Début avril, un homme a été tué dans un township au nord de Johannesburg. Ce soir-là, des hommes ont cogné aux portes, réclamant qu'on leur présente des papiers, selon la police. Elvis Nyathi, un Zimbabwéen de 44 ans, a tenté de fuir. Il a été brûlé vif.

Deux semaines plus tard, lors d'une action avec des membres de l'Opération Dudula contre des vols de câbles, une fusillade éclate : un mort, six blessés.

"Toutes les victimes seraient des Sud-Africains. La nationalité des tireurs présumés n'a pas encore été déterminée car ils ne détenaient pas de pièce d'identité", a déclaré la police.

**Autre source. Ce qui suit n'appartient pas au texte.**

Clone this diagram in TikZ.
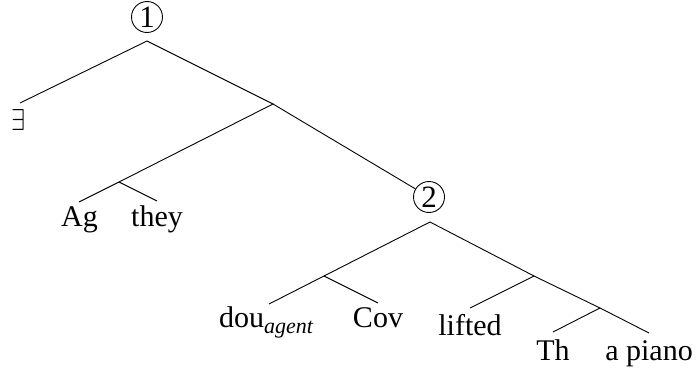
\documentclass[tikz,border=0pt]{standalone}
\usepackage{graphicx}
\usepackage{fontspec}
\setmainfont{Liberation Serif}
\begin{document}
\begin{tikzpicture}[x=1pt,y=-1pt,
  lbl/.style={inner sep=0pt,anchor=base,font=\fontsize{30}{34}\selectfont},
  circ/.style={circle,draw,line width=0.9pt,minimum size=31pt,inner sep=0pt,font=\fontsize{31}{34}\selectfont},
  edge/.style={line width=0.9pt}]
\useasboundingbox (0,0) rectangle (697,372);
% circled markers
\node[circ] (c1) at (147,17) {1};
\node[circ] (c2) at (429,197) {2};
% junctions and branch ends
\coordinate (r1) at (147,41);
\coordinate (e1) at (20,103);
\coordinate (j1) at (273,104);
\coordinate (j2) at (119,182);
\coordinate (a1) at (79,202);
\coordinate (t1) at (157,201);
\coordinate (r2) at (430,222);
\coordinate (j3) at (324,276);
\coordinate (d1) at (269,304);
\coordinate (v1) at (378,303);
\coordinate (j4) at (534,276);
\coordinate (l1) at (470,308);
\coordinate (j5) at (600,308);
\coordinate (th1) at (553,332);
\coordinate (p1) at (649,333);
% labels
\node[lbl] (ex) at (19,130) {\resizebox{14pt}{21pt}{$\exists$}};
\node[lbl] (ag) at (79.5,226) {Ag};
\node[lbl] (they) at (157,226) {they};
\node[lbl] (dou) at (266,327) {dou\raisebox{-6pt}{\fontsize{22}{24}\selectfont\itshape agent}};
\node[lbl] (cov) at (378,327) {Cov};
\node[lbl] (lifted) at (470,335) {lifted};
\node[lbl] (th) at (553,360) {Th};
\node[lbl] (piano) at (649,360) {a piano};
% edges
\draw[edge] (e1) -- (r1) -- (j1) -- (j2) -- (a1);
\draw[edge] (j2) -- (t1);
\draw[edge] (j1) -- (c2);
\draw[edge] (d1) -- (j3) -- (r2) -- (j4) -- (j5) -- (p1);
\draw[edge] (j3) -- (v1);
\draw[edge] (j4) -- (l1);
\draw[edge] (j5) -- (th1);
\end{tikzpicture}
\end{document}
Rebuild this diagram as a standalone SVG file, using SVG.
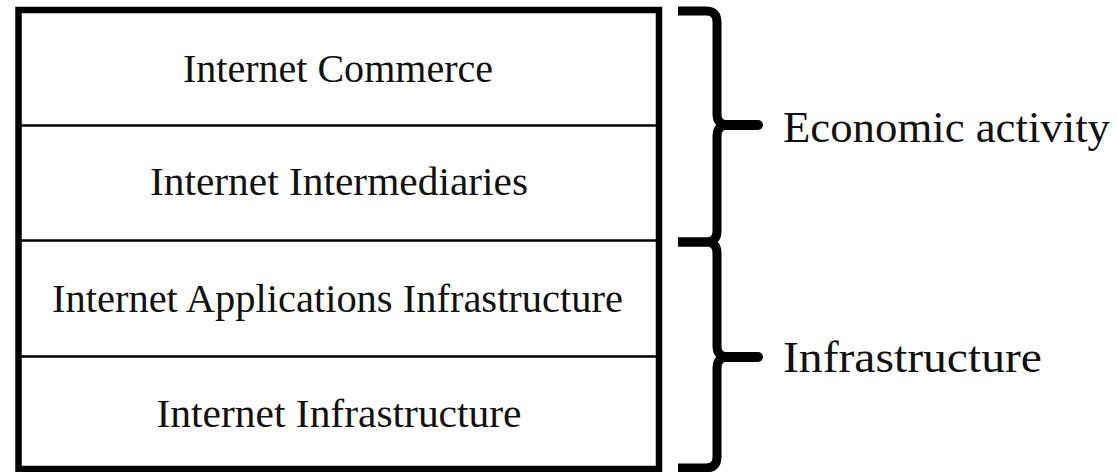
<svg xmlns="http://www.w3.org/2000/svg" width="1117" height="472" viewBox="0 0 1117 472">
  <style>
    .frame { fill: none; stroke: #000; stroke-width: 6.5; }
    .divider { stroke: #000; stroke-width: 2.5; }
    .layer-text { font-family: "Liberation Serif", "Times New Roman", serif; font-size: 40px; fill: #111; text-anchor: middle; }
    .group-text { font-family: "Liberation Serif", "Times New Roman", serif; font-size: 45px; fill: #111; }
    .brace { fill: none; stroke: #000; stroke-width: 9; stroke-linejoin: round; stroke-linecap: butt; }
    .brace-tip { fill: none; stroke: #000; stroke-width: 10; stroke-linecap: round; }
  </style>
  <rect width="1117" height="472" fill="#fff"/>

  <!-- outer frame of the layer stack -->
  <rect class="frame" x="18.5" y="10" width="640.5" height="459"/>

  <!-- layers, top to bottom -->
  <g id="layer-commerce">
    <text class="layer-text" x="338" y="82" textLength="310" lengthAdjust="spacingAndGlyphs">Internet Commerce</text>
  </g>
  <g id="layer-intermediaries">
    <line class="divider" x1="21" y1="125.5" x2="656" y2="125.5"/>
    <text class="layer-text" x="339" y="195" textLength="378" lengthAdjust="spacingAndGlyphs">Internet Intermediaries</text>
  </g>
  <g id="layer-applications">
    <line class="divider" x1="21" y1="240.5" x2="656" y2="240.5"/>
    <text class="layer-text" x="337.5" y="312" textLength="571" lengthAdjust="spacingAndGlyphs">Internet Applications Infrastructure</text>
  </g>
  <g id="layer-infrastructure">
    <line class="divider" x1="21" y1="356.5" x2="656" y2="356.5"/>
    <text class="layer-text" x="339" y="427" textLength="365" lengthAdjust="spacingAndGlyphs">Internet Infrastructure</text>
  </g>

  <!-- braces grouping the layers -->
  <g id="connectors">
    <path class="brace" d="M 678 11 L 706 11 Q 717 11 717 22 L 717 114 Q 717 125 728 125 M 728 125 Q 717 125 717 136 L 717 231 Q 717 242 706 242 L 678 242"/>
    <line class="brace-tip" x1="725" y1="125" x2="758" y2="125"/>
    <path class="brace" d="M 678 242 L 706 242 Q 717 242 717 253 L 717 346 Q 717 357 728 357 M 728 357 Q 717 357 717 368 L 717 457 Q 717 468 706 468 L 678 468"/>
    <line class="brace-tip" x1="725" y1="357" x2="758" y2="357"/>
  </g>

  <g id="label-economic">
    <text class="group-text" x="783" y="142" textLength="327" lengthAdjust="spacingAndGlyphs">Economic activity</text>
  </g>
  <g id="label-infrastructure">
    <text class="group-text" x="783" y="372" textLength="259" lengthAdjust="spacingAndGlyphs">Infrastructure</text>
  </g>
</svg>
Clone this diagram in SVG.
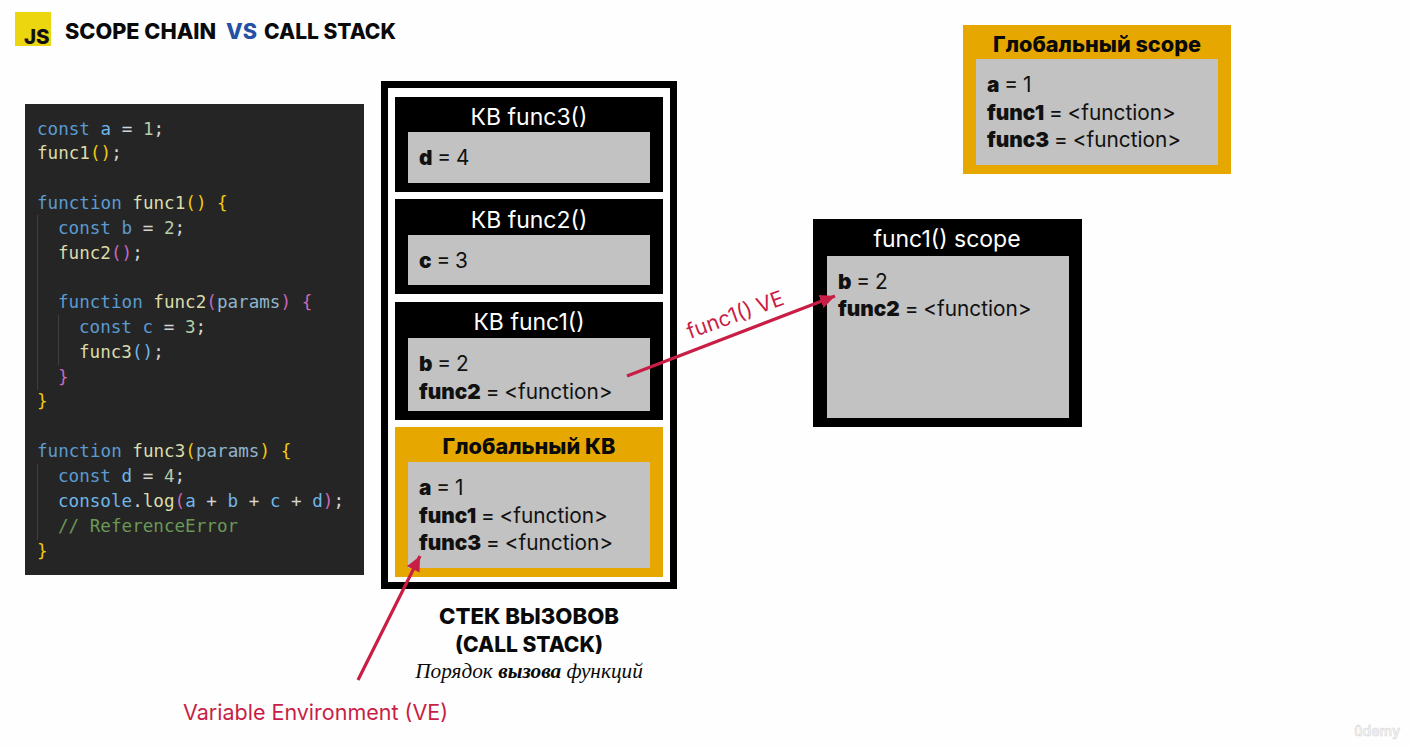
<svg xmlns="http://www.w3.org/2000/svg" width="1412" height="747" viewBox="0 0 1412 747">
<style>
text{font-family:Inter,"Noto Sans",sans-serif}
.blk{fill:#000}.gry{fill:#c2c2c2}.yel{fill:#e6a800}
.hw{font-size:23px;fill:#fff;text-anchor:middle}
.hb{font-size:21.7px;font-weight:800;fill:#0a0a0a;text-anchor:middle}
.v{font-size:20.8px;fill:#111;word-spacing:-1px}.v tspan{font-weight:900}
.code{font-family:"DejaVu Sans Mono",monospace;font-size:17.6px;fill:#d4d4d4;white-space:pre}
.k{fill:#5b9bd0}.n{fill:#6fb6e8}.f{fill:#dcdcaa}.o{fill:#b5cea8}.y{fill:#f2c80f}.m{fill:#c768bd}.b{fill:#6fb6e8}.p{fill:#8fb5cc}.c{fill:#6a9955}.w{fill:#d4d4d4}
.guide{stroke:#3f3f3f;stroke-width:1;fill:none}
.red{stroke:#c81e45;stroke-width:3.2;fill:none}
.rt{fill:#c81e45}
</style>
<defs>
<marker id="ah" markerUnits="userSpaceOnUse" markerWidth="16" markerHeight="14" refX="15" refY="7" orient="auto"><path d="M0 0L15 7L0 14z" fill="#c81e45"/></marker>
</defs>
<rect width="1412" height="747" fill="#fefefe"/>
<g id="header">
<rect x="15" y="12" width="36" height="34" fill="#ecd60f"/>
<text x="24" y="44" font-size="20.5" font-weight="800" fill="#111">JS</text>
<text x="65" y="39" font-size="21.7" font-weight="800" fill="#0a0a0a">SCOPE CHAIN</text>
<text x="226" y="39" font-size="21.7" font-weight="800" fill="#2550a5">VS</text>
<text x="264" y="39" font-size="21" font-weight="800" fill="#0a0a0a">CALL STACK</text>
</g>
<g id="code">
<rect x="25" y="104" width="339" height="471" fill="#252526"/>
<path class="guide" d="M37.5 215V390M58.5 315V365M37.5 464V540"/>
<text class="code" x="37" y="134.5"><tspan class="k">const</tspan> <tspan class="n">a</tspan> = <tspan class="o">1</tspan>;</text>
<text class="code" x="37" y="158.5"><tspan class="f">func1</tspan><tspan class="y">()</tspan>;</text>
<text class="code" x="37" y="208.5"><tspan class="k">function</tspan> <tspan class="f">func1</tspan><tspan class="y">()</tspan> <tspan class="y">{</tspan></text>
<text class="code" x="58" y="233.5"><tspan class="k">const</tspan> <tspan class="k">b</tspan> = <tspan class="o">2</tspan>;</text>
<text class="code" x="58" y="258.5"><tspan class="f">func2</tspan><tspan class="m">()</tspan>;</text>
<text class="code" x="58" y="307.5"><tspan class="k">function</tspan> <tspan class="f">func2</tspan><tspan class="m">(</tspan><tspan class="p">params</tspan><tspan class="m">)</tspan> <tspan class="m">{</tspan></text>
<text class="code" x="79" y="332.5"><tspan class="k">const</tspan> <tspan class="k">c</tspan> = <tspan class="o">3</tspan>;</text>
<text class="code" x="79" y="357.5"><tspan class="f">func3</tspan><tspan class="b">()</tspan>;</text>
<text class="code" x="58" y="382.5"><tspan class="m">}</tspan></text>
<text class="code" x="37" y="406.5"><tspan class="y">}</tspan></text>
<text class="code" x="37" y="456.5"><tspan class="k">function</tspan> <tspan class="f">func3</tspan><tspan class="y">(</tspan><tspan class="p">params</tspan><tspan class="y">)</tspan> <tspan class="y">{</tspan></text>
<text class="code" x="58" y="481.5"><tspan class="k">const</tspan> <tspan class="n">d</tspan> = <tspan class="o">4</tspan>;</text>
<text class="code" x="58" y="506.5"><tspan class="n">console</tspan>.<tspan class="f">log</tspan><tspan class="m">(</tspan><tspan class="n">a</tspan> + <tspan class="n">b</tspan> + <tspan class="n">c</tspan> + <tspan class="n">d</tspan><tspan class="m">)</tspan>;</text>
<text class="code" x="58" y="531.5"><tspan class="c">// ReferenceError</tspan></text>
<text class="code" x="37" y="556.5"><tspan class="y">}</tspan></text>
</g>
<g id="call-stack">
<rect x="384.5" y="84.5" width="289" height="501" fill="#fff" stroke="#000" stroke-width="7"/>
</g>
<g id="ec-func3">
<rect class="blk" x="395" y="97" width="268" height="95"/>
<rect class="gry" x="408" y="132" width="242" height="51"/>
<text class="hw" x="529" y="125">КВ func3()</text>
<text class="v" x="419" y="165"><tspan>d</tspan> = 4</text>
</g>
<g id="ec-func2">
<rect class="blk" x="395" y="199" width="268" height="95"/>
<rect class="gry" x="408" y="235" width="242" height="50"/>
<text class="hw" x="529" y="228">КВ func2()</text>
<text class="v" x="419" y="268"><tspan>c</tspan> = 3</text>
</g>
<g id="ec-func1">
<rect class="blk" x="395" y="302" width="268" height="118"/>
<rect class="gry" x="408" y="338" width="242" height="73"/>
<text class="hw" x="529" y="330">КВ func1()</text>
<text class="v" x="419" y="371"><tspan>b</tspan> = 2</text>
<text class="v" x="419" y="399"><tspan>func2</tspan> = &lt;function&gt;</text>
</g>
<g id="ec-global">
<rect class="yel" x="395" y="427" width="268" height="150"/>
<rect class="gry" x="408" y="462" width="242" height="106"/>
<text class="hb" x="529" y="454">Глобальный КВ</text>
<text class="v" x="419" y="495"><tspan>a</tspan> = 1</text>
<text class="v" x="419" y="523"><tspan>func1</tspan> = &lt;function&gt;</text>
<text class="v" x="419" y="550"><tspan>func3</tspan> = &lt;function&gt;</text>
</g>
<g id="call-stack-label">
<text x="529" y="624" font-size="22.2" font-weight="800" fill="#0a0a0a" text-anchor="middle">СТЕК ВЫЗОВОВ</text>
<text x="529" y="652" font-size="21" font-weight="800" fill="#0a0a0a" text-anchor="middle">(CALL STACK)</text>
<text x="529" y="678" font-size="21.3" font-style="italic" fill="#0a0a0a" text-anchor="middle" style="font-family:'Liberation Serif',serif">Порядок <tspan font-weight="700">вызова</tspan> функций</text>
</g>
<g id="scope-global">
<rect class="yel" x="963" y="25" width="268" height="149"/>
<rect class="gry" x="976" y="59" width="242" height="106"/>
<text class="hb" x="1097" y="52">Глобальный scope</text>
<text class="v" x="987" y="92"><tspan>a</tspan> = 1</text>
<text class="v" x="987" y="120"><tspan>func1</tspan> = &lt;function&gt;</text>
<text class="v" x="987" y="147"><tspan>func3</tspan> = &lt;function&gt;</text>
</g>
<g id="scope-func1">
<rect class="blk" x="813" y="219" width="269" height="208"/>
<rect class="gry" x="827" y="256" width="242" height="162"/>
<text class="hw" x="947" y="247">func1() scope</text>
<text class="v" x="838" y="289"><tspan>b</tspan> = 2</text>
<text class="v" x="838" y="316"><tspan>func2</tspan> = &lt;function&gt;</text>
</g>
<g id="connectors">
<path class="red" marker-end="url(#ah)" d="M627 376L835 296"/>
<path class="red" marker-end="url(#ah)" d="M358 680L420 556"/>
</g>
<g id="labels">
<text class="rt" x="690" y="339" font-size="21.2" transform="rotate(-20 690 339)">func1() VE</text>
<text class="rt" x="183" y="720" font-size="21.5">Variable Environment (VE)</text>
<text x="1354" y="736" font-size="14" font-weight="600" fill="#f2f2f2" stroke="#d8d8d8" stroke-width=".5">ûdemy</text>
</g>
</svg>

"Nous avons été pris en embuscade par des étrangers en Afrique du Sud", tonne Nhlanhla Lux, marquant chaque syllabe.

Sa récente popularité est née lors de la vague de pillages et d'émeutes sans précédent qui a enflammé le pays en juillet, faisant plus de 350 morts. Son appel à protéger le centre commercial de Soweto a fait le tour des réseaux sociaux.

Copieux et sains

Né juste avant la fin de l'apartheid en 1991 dans un milieu modeste, sa mère, femme de ménage dans des magasins tenus par des blancs, rêve d'une autre vie pour lui et s'arrange pour qu'il fréquente les mêmes "écoles de riches" que les enfants de ses employeurs.

"Je voyais des enfants avec des boîtes contenant des déjeuners bien plus copieux et sains que ce que ma famille pouvait manger", se rappelle celui qui raconte qu'il dormait sur le sol de la cuisine.

Grâce au sport et des bourses, il continue à l'université et entre dans le business lucratif du golf. Il affirme avoir gagné suffisamment à l'époque pour ne pas être "prisonnier" d'un emploi aujourd'hui.

"Nhlanhla dit ce que nous voulons entendre, nous avons besoin de quelqu'un qui a le courage de dire +Fermez les frontières+", explique Thabang Moloi, 54 ans, un fidèle.

Le président Cyril Ramaphosa a récemment mis en garde contre des méthodes comparables à celles employées sous l'apartheid.

En Afrique du Sud, 62 personnes ont été tuées lors d'émeutes xénophobes en 2008. De violents heurts ont éclaté en 2015, 2016 et encore en 2019.